Commentary: China debt crisis could spur global declines in petrochemical and polymers demand

21 November 2011 00:00  [Source: ICB]


China's property boom is over - now comes the bust

Copyright: Rex Features

The country's lending binge in 2009-2010, followed by the government's credit tightening measures and falling real estate prices, could trigger a serious non-performing loans crisis

As the eurozone faces disintegration and the US continues to struggle with low growth and high unemployment, China remains one of the great hopes.

"When you talk about a downturn in China, you are referring to GDP growth of 8-9% per year rather than 10% or more. This is hardly a catastrophe," said a public relations executive with a leading European petrochemical producer.

There is a growing school of thought, however, that China is in much deeper trouble, because its economy is inextricably tied to events in the West. Breaking the country's addiction to exports will not be smooth and easy.

"It seems increasingly clear that China's economic policy took a wrong turn 10 years ago when it joined the World Trade Organization [WTO]," says Paul Hodges, chairman of UK-based consultancy International eChem, on the ICIS Chemicals & the Economy Blog.

From 2001 onwards, China transformed itself into the manufacturing workshop of the world as it took advantage of low tariffs under WTO membership, he notes. But that year also marked the point when Western baby boomers began to leave the peak consumption age group of 25-54.

Low interest rates artificially propped up Western demand. And China invested some $500bn (€365bn) in US housing agencies Fannie Mae and Freddie Mac to keep the party going. "This was a form of vendor finance to support the export drive," Hodges says. "Unless the US housing market stages a recovery, which looks increasingly unlikely, write-downs are inevitable."

When the global financial crisis struck in the fourth quarter of 2008, China faced the prospect of mass unemployment and social unrest as export orders dried up.

The solution was the biggest lending binge in economic history for a country of China's size. Bank lending doubled to $1.4bn (€1.0bn) in 2009, a third of GDP, and was maintained at this level in 2010. The government spent $580bn to subsidise consumers buying autos and electrical goods.

Inevitably, this brought forward chemical demand. Hodges estimates that apparent demand for polyethylene (PE), which comprises imports and local production, grew by 53% between 2008 and 2010.

Since late last year, the government has been trying to solve the problems created by this epic stimulus. Through October, bank lending is down 29% this year versus the same period in 2009. Interest rates have been raised, along with bank reserve requirements.

The speculators who buoyed chemicals and polymers demand in 2009-2010 - those who could borrow money easily and flip between gambling on cargoes of chemicals, other commodities and real estate - are now going bust by the legion.

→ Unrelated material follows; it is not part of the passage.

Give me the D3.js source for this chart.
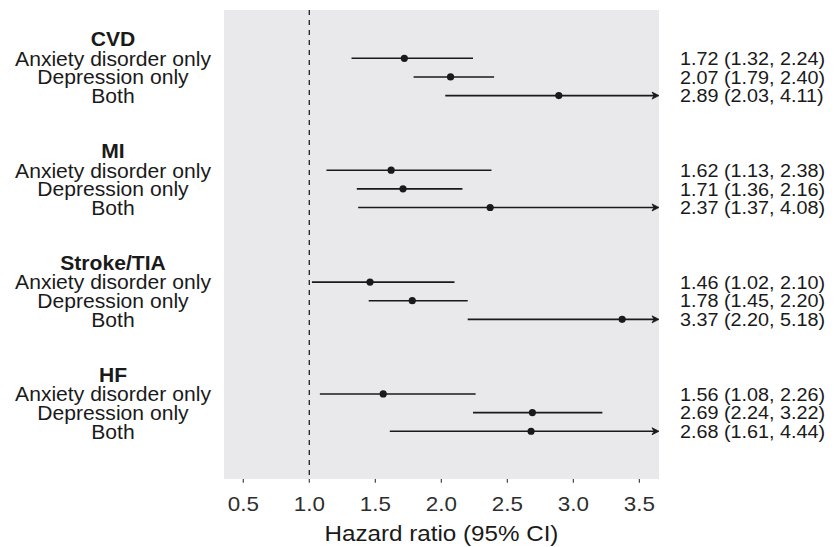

This is a deliberate government policy to reduce overall inflation and bring real estate prices down to more affordable levels for the majority of the population.

The collateral damage of credit tightening includes lower polymer demand growth. PE, polypropylene (PP), polyvinyl chloride (PVC), polystyrene (PS) and acrylonitrile butadiene styrene (ABS) growth will on average be flat this year, says a Singapore-based chemical analyst.

Far more seriously, the lending binge has made possible a major debt crisis. Global credit ratings agency Fitch is concerned that 30% of China's loans could turn bad.

"It means that $2.5 trillion of loans might not be paid, and yet 2010 GDP was only $5.9 trillion," says Hodges. "Even if we halve Fitch's estimate, this would still mean loans worth 21% of GDP would not be repaid. This is a big 'haircut' even by eurozone standards."

Property prices in China's major cities have started to decline, as sales volumes also dip and developers go bust. Shanghai witnessed a demonstration by disgruntled, underwater homeowners on October 22.

What if the downward price spiral, as downward price spirals have a habit of doing, accelerates out of control? What happens then to China's non-performing loans problem? Perhaps, as has been the case before in China, its economic problems will eventually be tackled so the industry can return to double-digit annual growth for everything from PE to paraxylene (PX).

In the meantime, chemical companies that remain bullish on China are likely to be forced to counter the logic of the doubters - point by point. Broad-brush statements about continued urbanization and the rise of China's middle classes should no longer suffice to satisfy investors.

More importantly, what if China goes the same way as the West?